• **Task directions**: All the data must come back unchanged, except that pictures are left out.

• **Data block**:
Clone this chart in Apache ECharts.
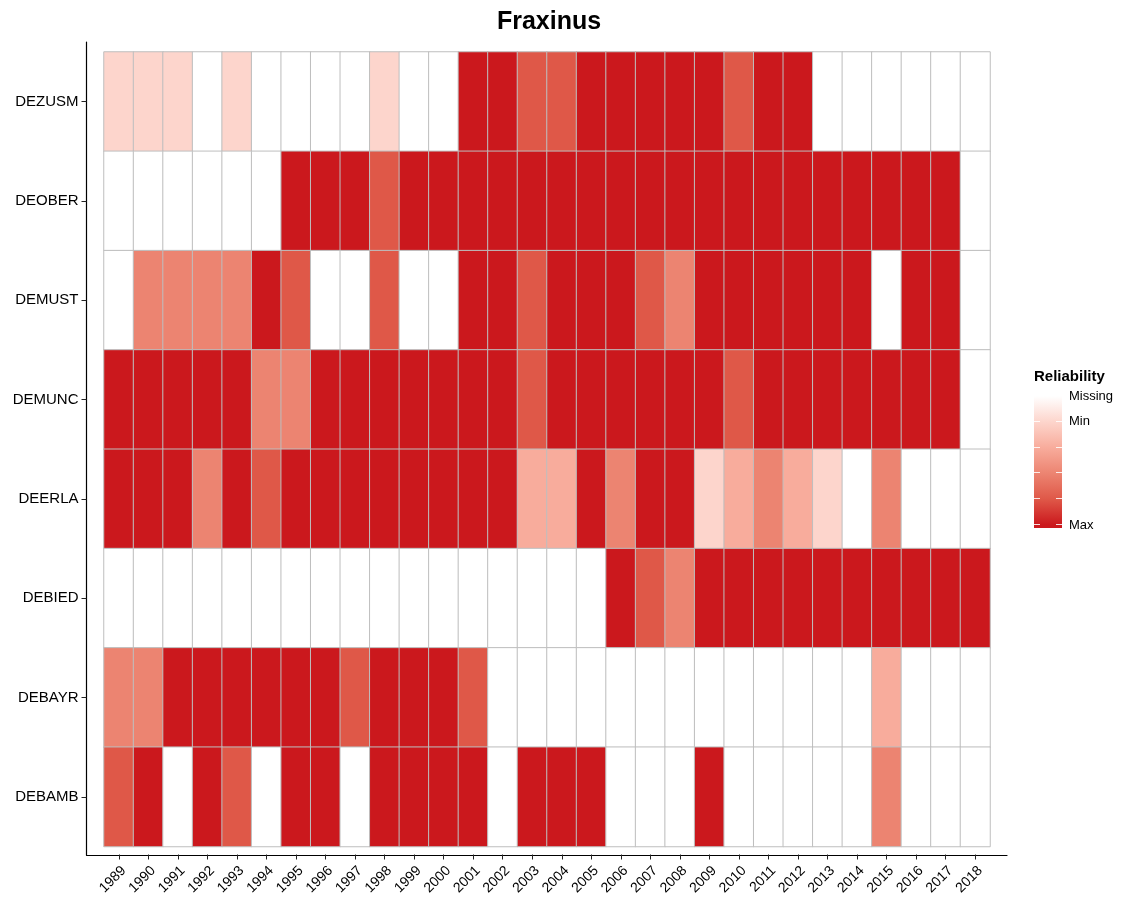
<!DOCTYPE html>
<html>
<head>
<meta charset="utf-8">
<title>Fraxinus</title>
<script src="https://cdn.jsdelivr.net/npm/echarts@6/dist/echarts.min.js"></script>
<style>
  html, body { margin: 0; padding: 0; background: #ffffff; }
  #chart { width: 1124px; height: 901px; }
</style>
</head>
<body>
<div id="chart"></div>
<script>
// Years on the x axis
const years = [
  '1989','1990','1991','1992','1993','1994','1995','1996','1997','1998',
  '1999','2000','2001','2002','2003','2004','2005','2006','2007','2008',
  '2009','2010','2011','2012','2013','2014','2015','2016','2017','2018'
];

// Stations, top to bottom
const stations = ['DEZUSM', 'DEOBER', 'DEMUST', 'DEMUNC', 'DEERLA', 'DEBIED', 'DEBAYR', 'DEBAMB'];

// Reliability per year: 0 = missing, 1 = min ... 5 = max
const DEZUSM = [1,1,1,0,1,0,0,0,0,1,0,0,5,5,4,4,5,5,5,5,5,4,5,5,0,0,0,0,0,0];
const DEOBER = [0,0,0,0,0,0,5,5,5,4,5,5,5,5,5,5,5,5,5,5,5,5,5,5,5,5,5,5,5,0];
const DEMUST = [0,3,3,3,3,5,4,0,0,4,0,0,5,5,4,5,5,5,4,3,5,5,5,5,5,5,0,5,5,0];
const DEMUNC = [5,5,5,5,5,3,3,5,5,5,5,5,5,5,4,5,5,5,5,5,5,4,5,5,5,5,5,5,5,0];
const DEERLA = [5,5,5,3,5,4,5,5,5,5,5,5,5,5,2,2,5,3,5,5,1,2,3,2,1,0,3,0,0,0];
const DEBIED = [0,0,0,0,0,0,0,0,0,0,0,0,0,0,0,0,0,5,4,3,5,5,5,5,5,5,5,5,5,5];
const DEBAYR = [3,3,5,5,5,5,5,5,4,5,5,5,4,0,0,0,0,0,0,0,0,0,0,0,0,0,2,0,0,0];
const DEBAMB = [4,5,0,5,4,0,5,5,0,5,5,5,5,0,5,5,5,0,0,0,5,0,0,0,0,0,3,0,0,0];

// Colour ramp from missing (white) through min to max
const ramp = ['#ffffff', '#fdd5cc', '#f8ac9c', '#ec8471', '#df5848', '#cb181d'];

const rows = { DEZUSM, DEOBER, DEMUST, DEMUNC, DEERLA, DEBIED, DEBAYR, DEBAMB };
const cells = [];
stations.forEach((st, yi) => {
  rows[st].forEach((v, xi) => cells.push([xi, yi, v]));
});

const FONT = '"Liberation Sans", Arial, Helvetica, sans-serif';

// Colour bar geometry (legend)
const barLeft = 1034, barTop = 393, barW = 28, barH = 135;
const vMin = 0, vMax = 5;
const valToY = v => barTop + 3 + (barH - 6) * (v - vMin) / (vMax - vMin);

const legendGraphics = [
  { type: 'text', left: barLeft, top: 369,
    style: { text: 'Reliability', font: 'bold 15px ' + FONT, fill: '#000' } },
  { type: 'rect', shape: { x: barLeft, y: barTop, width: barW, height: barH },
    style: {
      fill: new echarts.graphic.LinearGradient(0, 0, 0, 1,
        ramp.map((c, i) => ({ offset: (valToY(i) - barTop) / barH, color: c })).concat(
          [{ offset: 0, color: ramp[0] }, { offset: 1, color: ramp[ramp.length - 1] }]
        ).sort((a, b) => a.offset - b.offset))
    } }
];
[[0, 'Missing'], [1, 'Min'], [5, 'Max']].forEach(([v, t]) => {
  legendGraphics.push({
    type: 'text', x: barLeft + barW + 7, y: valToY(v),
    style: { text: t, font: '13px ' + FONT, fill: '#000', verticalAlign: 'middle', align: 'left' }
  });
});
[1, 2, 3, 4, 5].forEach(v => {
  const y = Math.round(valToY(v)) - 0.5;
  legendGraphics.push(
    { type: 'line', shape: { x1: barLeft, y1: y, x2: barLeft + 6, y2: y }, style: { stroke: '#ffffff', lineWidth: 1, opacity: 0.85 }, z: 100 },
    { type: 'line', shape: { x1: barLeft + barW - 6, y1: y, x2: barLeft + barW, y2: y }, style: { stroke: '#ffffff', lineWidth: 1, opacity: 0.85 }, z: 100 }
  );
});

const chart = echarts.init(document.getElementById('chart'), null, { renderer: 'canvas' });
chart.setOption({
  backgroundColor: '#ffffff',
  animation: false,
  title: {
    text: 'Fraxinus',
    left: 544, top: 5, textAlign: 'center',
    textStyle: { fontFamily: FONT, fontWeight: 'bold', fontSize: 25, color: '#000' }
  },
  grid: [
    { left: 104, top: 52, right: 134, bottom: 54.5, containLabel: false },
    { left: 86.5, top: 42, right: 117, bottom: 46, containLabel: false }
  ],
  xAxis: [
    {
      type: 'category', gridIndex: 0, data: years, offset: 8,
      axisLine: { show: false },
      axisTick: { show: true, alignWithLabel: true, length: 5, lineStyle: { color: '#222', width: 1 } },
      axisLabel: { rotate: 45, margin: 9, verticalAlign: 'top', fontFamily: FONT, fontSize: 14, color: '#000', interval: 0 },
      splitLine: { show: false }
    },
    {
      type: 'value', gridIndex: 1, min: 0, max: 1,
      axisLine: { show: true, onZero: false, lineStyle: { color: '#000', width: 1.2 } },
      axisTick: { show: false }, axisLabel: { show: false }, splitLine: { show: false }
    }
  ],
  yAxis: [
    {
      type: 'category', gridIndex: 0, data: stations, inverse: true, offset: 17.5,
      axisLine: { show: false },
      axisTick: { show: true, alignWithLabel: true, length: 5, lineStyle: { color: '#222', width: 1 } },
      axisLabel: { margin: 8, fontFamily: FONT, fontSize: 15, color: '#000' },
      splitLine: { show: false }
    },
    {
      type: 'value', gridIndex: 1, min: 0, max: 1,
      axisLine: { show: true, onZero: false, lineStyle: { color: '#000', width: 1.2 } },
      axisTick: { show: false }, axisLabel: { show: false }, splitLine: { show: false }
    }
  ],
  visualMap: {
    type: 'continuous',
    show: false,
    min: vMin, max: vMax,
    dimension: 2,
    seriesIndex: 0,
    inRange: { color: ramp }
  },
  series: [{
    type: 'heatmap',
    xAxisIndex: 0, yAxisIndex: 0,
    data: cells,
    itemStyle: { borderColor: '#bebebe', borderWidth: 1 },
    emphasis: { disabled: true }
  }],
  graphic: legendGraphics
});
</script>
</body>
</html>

• **Task solution**:
Clone this chart in Apache ECharts.
<!DOCTYPE html>
<html>
<head>
<meta charset="utf-8">
<title>Fraxinus</title>
<script src="https://cdn.jsdelivr.net/npm/echarts@6/dist/echarts.min.js"></script>
<style>
  html, body { margin: 0; padding: 0; background: #ffffff; }
  #chart { width: 1124px; height: 901px; }
</style>
</head>
<body>
<div id="chart"></div>
<script>
// Years on the x axis
const years = [
  '1989','1990','1991','1992','1993','1994','1995','1996','1997','1998',
  '1999','2000','2001','2002','2003','2004','2005','2006','2007','2008',
  '2009','2010','2011','2012','2013','2014','2015','2016','2017','2018'
];

// Stations, top to bottom
const stations = ['DEZUSM', 'DEOBER', 'DEMUST', 'DEMUNC', 'DEERLA', 'DEBIED', 'DEBAYR', 'DEBAMB'];

// Reliability per year: 0 = missing, 1 = min ... 5 = max
const DEZUSM = [1,1,1,0,1,0,0,0,0,1,0,0,5,5,4,4,5,5,5,5,5,4,5,5,0,0,0,0,0,0];
const DEOBER = [0,0,0,0,0,0,5,5,5,4,5,5,5,5,5,5,5,5,5,5,5,5,5,5,5,5,5,5,5,0];
const DEMUST = [0,3,3,3,3,5,4,0,0,4,0,0,5,5,4,5,5,5,4,3,5,5,5,5,5,5,0,5,5,0];
const DEMUNC = [5,5,5,5,5,3,3,5,5,5,5,5,5,5,4,5,5,5,5,5,5,4,5,5,5,5,5,5,5,0];
const DEERLA = [5,5,5,3,5,4,5,5,5,5,5,5,5,5,2,2,5,3,5,5,1,2,3,2,1,0,3,0,0,0];
const DEBIED = [0,0,0,0,0,0,0,0,0,0,0,0,0,0,0,0,0,5,4,3,5,5,5,5,5,5,5,5,5,5];
const DEBAYR = [3,3,5,5,5,5,5,5,4,5,5,5,4,0,0,0,0,0,0,0,0,0,0,0,0,0,2,0,0,0];
const DEBAMB = [4,5,0,5,4,0,5,5,0,5,5,5,5,0,5,5,5,0,0,0,5,0,0,0,0,0,3,0,0,0];

// Colour ramp from missing (white) through min to max
const ramp = ['#ffffff', '#fdd5cc', '#f8ac9c', '#ec8471', '#df5848', '#cb181d'];

const rows = { DEZUSM, DEOBER, DEMUST, DEMUNC, DEERLA, DEBIED, DEBAYR, DEBAMB };
const cells = [];
stations.forEach((st, yi) => {
  rows[st].forEach((v, xi) => cells.push([xi, yi, v]));
});

const FONT = '"Liberation Sans", Arial, Helvetica, sans-serif';

// Colour bar geometry (legend)
const barLeft = 1034, barTop = 393, barW = 28, barH = 135;
const vMin = 0, vMax = 5;
const valToY = v => barTop + 3 + (barH - 6) * (v - vMin) / (vMax - vMin);

const legendGraphics = [
  { type: 'text', left: barLeft, top: 369,
    style: { text: 'Reliability', font: 'bold 15px ' + FONT, fill: '#000' } },
  { type: 'rect', shape: { x: barLeft, y: barTop, width: barW, height: barH },
    style: {
      fill: new echarts.graphic.LinearGradient(0, 0, 0, 1,
        ramp.map((c, i) => ({ offset: (valToY(i) - barTop) / barH, color: c })).concat(
          [{ offset: 0, color: ramp[0] }, { offset: 1, color: ramp[ramp.length - 1] }]
        ).sort((a, b) => a.offset - b.offset))
    } }
];
[[0, 'Missing'], [1, 'Min'], [5, 'Max']].forEach(([v, t]) => {
  legendGraphics.push({
    type: 'text', x: barLeft + barW + 7, y: valToY(v),
    style: { text: t, font: '13px ' + FONT, fill: '#000', verticalAlign: 'middle', align: 'left' }
  });
});
[1, 2, 3, 4, 5].forEach(v => {
  const y = Math.round(valToY(v)) - 0.5;
  legendGraphics.push(
    { type: 'line', shape: { x1: barLeft, y1: y, x2: barLeft + 6, y2: y }, style: { stroke: '#ffffff', lineWidth: 1, opacity: 0.85 }, z: 100 },
    { type: 'line', shape: { x1: barLeft + barW - 6, y1: y, x2: barLeft + barW, y2: y }, style: { stroke: '#ffffff', lineWidth: 1, opacity: 0.85 }, z: 100 }
  );
});

const chart = echarts.init(document.getElementById('chart'), null, { renderer: 'canvas' });
chart.setOption({
  backgroundColor: '#ffffff',
  animation: false,
  title: {
    text: 'Fraxinus',
    left: 544, top: 5, textAlign: 'center',
    textStyle: { fontFamily: FONT, fontWeight: 'bold', fontSize: 25, color: '#000' }
  },
  grid: [
    { left: 104, top: 52, right: 134, bottom: 54.5, containLabel: false },
    { left: 86.5, top: 42, right: 117, bottom: 46, containLabel: false }
  ],
  xAxis: [
    {
      type: 'category', gridIndex: 0, data: years, offset: 8,
      axisLine: { show: false },
      axisTick: { show: true, alignWithLabel: true, length: 5, lineStyle: { color: '#222', width: 1 } },
      axisLabel: { rotate: 45, margin: 9, verticalAlign: 'top', fontFamily: FONT, fontSize: 14, color: '#000', interval: 0 },
      splitLine: { show: false }
    },
    {
      type: 'value', gridIndex: 1, min: 0, max: 1,
      axisLine: { show: true, onZero: false, lineStyle: { color: '#000', width: 1.2 } },
      axisTick: { show: false }, axisLabel: { show: false }, splitLine: { show: false }
    }
  ],
  yAxis: [
    {
      type: 'category', gridIndex: 0, data: stations, inverse: true, offset: 17.5,
      axisLine: { show: false },
      axisTick: { show: true, alignWithLabel: true, length: 5, lineStyle: { color: '#222', width: 1 } },
      axisLabel: { margin: 8, fontFamily: FONT, fontSize: 15, color: '#000' },
      splitLine: { show: false }
    },
    {
      type: 'value', gridIndex: 1, min: 0, max: 1,
      axisLine: { show: true, onZero: false, lineStyle: { color: '#000', width: 1.2 } },
      axisTick: { show: false }, axisLabel: { show: false }, splitLine: { show: false }
    }
  ],
  visualMap: {
    type: 'continuous',
    show: false,
    min: vMin, max: vMax,
    dimension: 2,
    seriesIndex: 0,
    inRange: { color: ramp }
  },
  series: [{
    type: 'heatmap',
    xAxisIndex: 0, yAxisIndex: 0,
    data: cells,
    itemStyle: { borderColor: '#bebebe', borderWidth: 1 },
    emphasis: { disabled: true }
  }],
  graphic: legendGraphics
});
</script>
</body>
</html>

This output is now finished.